Write out the listing below without alteration, omitting its pictures.

(Code that draws figures)
------------------------
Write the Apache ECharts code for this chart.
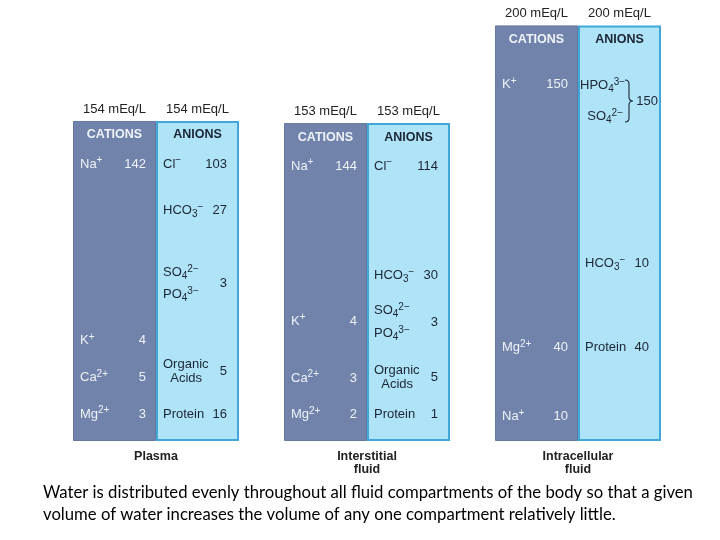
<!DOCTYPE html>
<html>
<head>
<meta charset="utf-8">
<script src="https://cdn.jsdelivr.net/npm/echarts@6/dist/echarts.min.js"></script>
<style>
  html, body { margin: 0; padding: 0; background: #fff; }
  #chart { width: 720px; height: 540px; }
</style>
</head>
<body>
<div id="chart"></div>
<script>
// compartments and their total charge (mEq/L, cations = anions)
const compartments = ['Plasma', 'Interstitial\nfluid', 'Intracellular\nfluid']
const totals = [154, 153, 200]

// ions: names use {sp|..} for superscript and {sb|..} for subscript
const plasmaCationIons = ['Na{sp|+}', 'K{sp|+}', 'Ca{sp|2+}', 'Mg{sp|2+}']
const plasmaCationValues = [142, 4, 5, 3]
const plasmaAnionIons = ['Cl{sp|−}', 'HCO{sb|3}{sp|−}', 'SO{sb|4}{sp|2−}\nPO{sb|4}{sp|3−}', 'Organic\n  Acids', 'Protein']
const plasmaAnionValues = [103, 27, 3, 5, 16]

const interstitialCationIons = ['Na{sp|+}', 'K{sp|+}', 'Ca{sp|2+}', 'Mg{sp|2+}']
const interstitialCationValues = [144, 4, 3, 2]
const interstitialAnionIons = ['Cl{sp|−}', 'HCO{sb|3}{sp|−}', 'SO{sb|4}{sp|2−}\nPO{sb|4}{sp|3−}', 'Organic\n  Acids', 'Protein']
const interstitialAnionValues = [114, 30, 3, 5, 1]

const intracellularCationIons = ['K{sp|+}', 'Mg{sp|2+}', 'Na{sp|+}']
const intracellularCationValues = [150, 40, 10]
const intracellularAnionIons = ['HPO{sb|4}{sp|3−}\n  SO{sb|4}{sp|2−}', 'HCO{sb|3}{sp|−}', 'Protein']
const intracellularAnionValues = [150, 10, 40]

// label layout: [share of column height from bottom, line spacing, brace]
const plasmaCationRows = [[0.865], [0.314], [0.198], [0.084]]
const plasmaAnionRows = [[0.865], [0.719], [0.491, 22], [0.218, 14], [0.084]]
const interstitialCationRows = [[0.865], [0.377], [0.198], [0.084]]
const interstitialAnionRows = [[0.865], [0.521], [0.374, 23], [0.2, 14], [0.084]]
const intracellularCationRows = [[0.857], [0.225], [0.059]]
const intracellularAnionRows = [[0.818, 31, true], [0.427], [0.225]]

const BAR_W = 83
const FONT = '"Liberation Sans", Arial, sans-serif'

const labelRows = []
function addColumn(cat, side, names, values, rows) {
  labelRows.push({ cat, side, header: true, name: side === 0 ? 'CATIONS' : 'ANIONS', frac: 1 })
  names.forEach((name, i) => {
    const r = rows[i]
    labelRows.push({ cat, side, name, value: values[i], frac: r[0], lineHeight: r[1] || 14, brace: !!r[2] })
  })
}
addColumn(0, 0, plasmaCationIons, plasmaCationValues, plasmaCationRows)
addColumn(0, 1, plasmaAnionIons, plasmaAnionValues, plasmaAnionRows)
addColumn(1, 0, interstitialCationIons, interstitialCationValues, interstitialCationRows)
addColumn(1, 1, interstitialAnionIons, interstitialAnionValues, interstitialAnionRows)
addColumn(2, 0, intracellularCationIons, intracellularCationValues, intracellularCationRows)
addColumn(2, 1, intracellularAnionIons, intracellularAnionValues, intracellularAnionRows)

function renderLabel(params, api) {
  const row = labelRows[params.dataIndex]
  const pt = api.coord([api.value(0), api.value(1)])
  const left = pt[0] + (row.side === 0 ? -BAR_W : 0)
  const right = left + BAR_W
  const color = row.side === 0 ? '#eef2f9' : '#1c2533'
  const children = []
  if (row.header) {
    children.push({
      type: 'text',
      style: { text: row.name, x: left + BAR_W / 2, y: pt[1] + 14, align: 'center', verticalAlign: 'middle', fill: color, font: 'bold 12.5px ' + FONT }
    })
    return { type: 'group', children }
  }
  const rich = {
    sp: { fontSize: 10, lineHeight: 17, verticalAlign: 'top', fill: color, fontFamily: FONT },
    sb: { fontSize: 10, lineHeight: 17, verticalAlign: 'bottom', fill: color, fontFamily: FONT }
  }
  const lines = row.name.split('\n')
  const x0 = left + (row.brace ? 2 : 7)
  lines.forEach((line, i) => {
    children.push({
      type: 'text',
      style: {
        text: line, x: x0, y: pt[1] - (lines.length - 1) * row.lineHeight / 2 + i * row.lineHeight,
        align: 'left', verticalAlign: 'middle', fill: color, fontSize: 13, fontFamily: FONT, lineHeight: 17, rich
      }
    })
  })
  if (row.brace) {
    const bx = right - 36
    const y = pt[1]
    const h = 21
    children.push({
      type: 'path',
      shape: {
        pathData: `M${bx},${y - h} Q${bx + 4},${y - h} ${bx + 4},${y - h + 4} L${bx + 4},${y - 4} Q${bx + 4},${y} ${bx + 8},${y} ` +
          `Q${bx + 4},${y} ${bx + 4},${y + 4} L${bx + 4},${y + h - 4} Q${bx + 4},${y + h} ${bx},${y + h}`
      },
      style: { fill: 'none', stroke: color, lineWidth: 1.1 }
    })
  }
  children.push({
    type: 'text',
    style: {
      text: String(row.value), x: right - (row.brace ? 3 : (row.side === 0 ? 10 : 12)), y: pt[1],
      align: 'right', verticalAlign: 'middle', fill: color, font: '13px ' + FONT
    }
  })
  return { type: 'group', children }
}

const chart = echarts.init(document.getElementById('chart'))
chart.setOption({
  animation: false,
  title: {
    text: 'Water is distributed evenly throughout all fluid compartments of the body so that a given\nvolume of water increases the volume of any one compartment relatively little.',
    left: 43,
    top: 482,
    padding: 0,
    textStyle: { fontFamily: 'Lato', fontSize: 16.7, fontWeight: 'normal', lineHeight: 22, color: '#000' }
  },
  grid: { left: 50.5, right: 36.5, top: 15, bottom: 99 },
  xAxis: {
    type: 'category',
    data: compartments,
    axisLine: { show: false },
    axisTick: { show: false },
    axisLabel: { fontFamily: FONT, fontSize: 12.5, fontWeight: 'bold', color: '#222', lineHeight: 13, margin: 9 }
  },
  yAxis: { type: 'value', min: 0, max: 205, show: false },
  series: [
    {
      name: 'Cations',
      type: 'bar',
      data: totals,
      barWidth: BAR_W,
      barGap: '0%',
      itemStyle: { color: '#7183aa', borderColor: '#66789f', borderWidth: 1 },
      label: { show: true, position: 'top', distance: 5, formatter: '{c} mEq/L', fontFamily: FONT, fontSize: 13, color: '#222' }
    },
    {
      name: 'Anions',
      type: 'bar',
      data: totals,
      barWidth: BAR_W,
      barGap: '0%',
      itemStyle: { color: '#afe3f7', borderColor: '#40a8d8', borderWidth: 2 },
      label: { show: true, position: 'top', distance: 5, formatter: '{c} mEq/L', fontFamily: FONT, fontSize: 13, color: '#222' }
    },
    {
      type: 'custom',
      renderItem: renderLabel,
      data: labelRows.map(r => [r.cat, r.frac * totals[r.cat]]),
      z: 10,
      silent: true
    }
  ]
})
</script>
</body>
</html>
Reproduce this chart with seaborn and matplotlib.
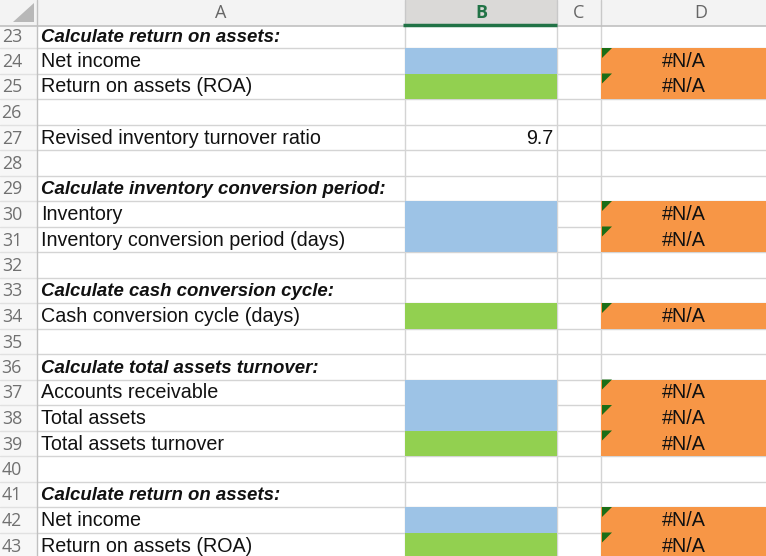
------------------------
◆ Output ◆
Write the Apache ECharts code for this chart.
<!DOCTYPE html>
<html>
<head>
<meta charset="utf-8">
<script src="https://cdn.jsdelivr.net/npm/echarts@6/dist/echarts.min.js"></script>
<style>
  html, body { margin: 0; padding: 0; background: #fff; }
  #chart { width: 720px; height: 540px; }
</style>
</head>
<body>
<div id="chart"></div>
<script>
// compartments and their total charge (mEq/L, cations = anions)
const compartments = ['Plasma', 'Interstitial\nfluid', 'Intracellular\nfluid']
const totals = [154, 153, 200]

// ions: names use {sp|..} for superscript and {sb|..} for subscript
const plasmaCationIons = ['Na{sp|+}', 'K{sp|+}', 'Ca{sp|2+}', 'Mg{sp|2+}']
const plasmaCationValues = [142, 4, 5, 3]
const plasmaAnionIons = ['Cl{sp|−}', 'HCO{sb|3}{sp|−}', 'SO{sb|4}{sp|2−}\nPO{sb|4}{sp|3−}', 'Organic\n  Acids', 'Protein']
const plasmaAnionValues = [103, 27, 3, 5, 16]

const interstitialCationIons = ['Na{sp|+}', 'K{sp|+}', 'Ca{sp|2+}', 'Mg{sp|2+}']
const interstitialCationValues = [144, 4, 3, 2]
const interstitialAnionIons = ['Cl{sp|−}', 'HCO{sb|3}{sp|−}', 'SO{sb|4}{sp|2−}\nPO{sb|4}{sp|3−}', 'Organic\n  Acids', 'Protein']
const interstitialAnionValues = [114, 30, 3, 5, 1]

const intracellularCationIons = ['K{sp|+}', 'Mg{sp|2+}', 'Na{sp|+}']
const intracellularCationValues = [150, 40, 10]
const intracellularAnionIons = ['HPO{sb|4}{sp|3−}\n  SO{sb|4}{sp|2−}', 'HCO{sb|3}{sp|−}', 'Protein']
const intracellularAnionValues = [150, 10, 40]

// label layout: [share of column height from bottom, line spacing, brace]
const plasmaCationRows = [[0.865], [0.314], [0.198], [0.084]]
const plasmaAnionRows = [[0.865], [0.719], [0.491, 22], [0.218, 14], [0.084]]
const interstitialCationRows = [[0.865], [0.377], [0.198], [0.084]]
const interstitialAnionRows = [[0.865], [0.521], [0.374, 23], [0.2, 14], [0.084]]
const intracellularCationRows = [[0.857], [0.225], [0.059]]
const intracellularAnionRows = [[0.818, 31, true], [0.427], [0.225]]

const BAR_W = 83
const FONT = '"Liberation Sans", Arial, sans-serif'

const labelRows = []
function addColumn(cat, side, names, values, rows) {
  labelRows.push({ cat, side, header: true, name: side === 0 ? 'CATIONS' : 'ANIONS', frac: 1 })
  names.forEach((name, i) => {
    const r = rows[i]
    labelRows.push({ cat, side, name, value: values[i], frac: r[0], lineHeight: r[1] || 14, brace: !!r[2] })
  })
}
addColumn(0, 0, plasmaCationIons, plasmaCationValues, plasmaCationRows)
addColumn(0, 1, plasmaAnionIons, plasmaAnionValues, plasmaAnionRows)
addColumn(1, 0, interstitialCationIons, interstitialCationValues, interstitialCationRows)
addColumn(1, 1, interstitialAnionIons, interstitialAnionValues, interstitialAnionRows)
addColumn(2, 0, intracellularCationIons, intracellularCationValues, intracellularCationRows)
addColumn(2, 1, intracellularAnionIons, intracellularAnionValues, intracellularAnionRows)

function renderLabel(params, api) {
  const row = labelRows[params.dataIndex]
  const pt = api.coord([api.value(0), api.value(1)])
  const left = pt[0] + (row.side === 0 ? -BAR_W : 0)
  const right = left + BAR_W
  const color = row.side === 0 ? '#eef2f9' : '#1c2533'
  const children = []
  if (row.header) {
    children.push({
      type: 'text',
      style: { text: row.name, x: left + BAR_W / 2, y: pt[1] + 14, align: 'center', verticalAlign: 'middle', fill: color, font: 'bold 12.5px ' + FONT }
    })
    return { type: 'group', children }
  }
  const rich = {
    sp: { fontSize: 10, lineHeight: 17, verticalAlign: 'top', fill: color, fontFamily: FONT },
    sb: { fontSize: 10, lineHeight: 17, verticalAlign: 'bottom', fill: color, fontFamily: FONT }
  }
  const lines = row.name.split('\n')
  const x0 = left + (row.brace ? 2 : 7)
  lines.forEach((line, i) => {
    children.push({
      type: 'text',
      style: {
        text: line, x: x0, y: pt[1] - (lines.length - 1) * row.lineHeight / 2 + i * row.lineHeight,
        align: 'left', verticalAlign: 'middle', fill: color, fontSize: 13, fontFamily: FONT, lineHeight: 17, rich
      }
    })
  })
  if (row.brace) {
    const bx = right - 36
    const y = pt[1]
    const h = 21
    children.push({
      type: 'path',
      shape: {
        pathData: `M${bx},${y - h} Q${bx + 4},${y - h} ${bx + 4},${y - h + 4} L${bx + 4},${y - 4} Q${bx + 4},${y} ${bx + 8},${y} ` +
          `Q${bx + 4},${y} ${bx + 4},${y + 4} L${bx + 4},${y + h - 4} Q${bx + 4},${y + h} ${bx},${y + h}`
      },
      style: { fill: 'none', stroke: color, lineWidth: 1.1 }
    })
  }
  children.push({
    type: 'text',
    style: {
      text: String(row.value), x: right - (row.brace ? 3 : (row.side === 0 ? 10 : 12)), y: pt[1],
      align: 'right', verticalAlign: 'middle', fill: color, font: '13px ' + FONT
    }
  })
  return { type: 'group', children }
}

const chart = echarts.init(document.getElementById('chart'))
chart.setOption({
  animation: false,
  title: {
    text: 'Water is distributed evenly throughout all fluid compartments of the body so that a given\nvolume of water increases the volume of any one compartment relatively little.',
    left: 43,
    top: 482,
    padding: 0,
    textStyle: { fontFamily: 'Lato', fontSize: 16.7, fontWeight: 'normal', lineHeight: 22, color: '#000' }
  },
  grid: { left: 50.5, right: 36.5, top: 15, bottom: 99 },
  xAxis: {
    type: 'category',
    data: compartments,
    axisLine: { show: false },
    axisTick: { show: false },
    axisLabel: { fontFamily: FONT, fontSize: 12.5, fontWeight: 'bold', color: '#222', lineHeight: 13, margin: 9 }
  },
  yAxis: { type: 'value', min: 0, max: 205, show: false },
  series: [
    {
      name: 'Cations',
      type: 'bar',
      data: totals,
      barWidth: BAR_W,
      barGap: '0%',
      itemStyle: { color: '#7183aa', borderColor: '#66789f', borderWidth: 1 },
      label: { show: true, position: 'top', distance: 5, formatter: '{c} mEq/L', fontFamily: FONT, fontSize: 13, color: '#222' }
    },
    {
      name: 'Anions',
      type: 'bar',
      data: totals,
      barWidth: BAR_W,
      barGap: '0%',
      itemStyle: { color: '#afe3f7', borderColor: '#40a8d8', borderWidth: 2 },
      label: { show: true, position: 'top', distance: 5, formatter: '{c} mEq/L', fontFamily: FONT, fontSize: 13, color: '#222' }
    },
    {
      type: 'custom',
      renderItem: renderLabel,
      data: labelRows.map(r => [r.cat, r.frac * totals[r.cat]]),
      z: 10,
      silent: true
    }
  ]
})
</script>
</body>
</html>
Reproduce this chart with seaborn and matplotlib.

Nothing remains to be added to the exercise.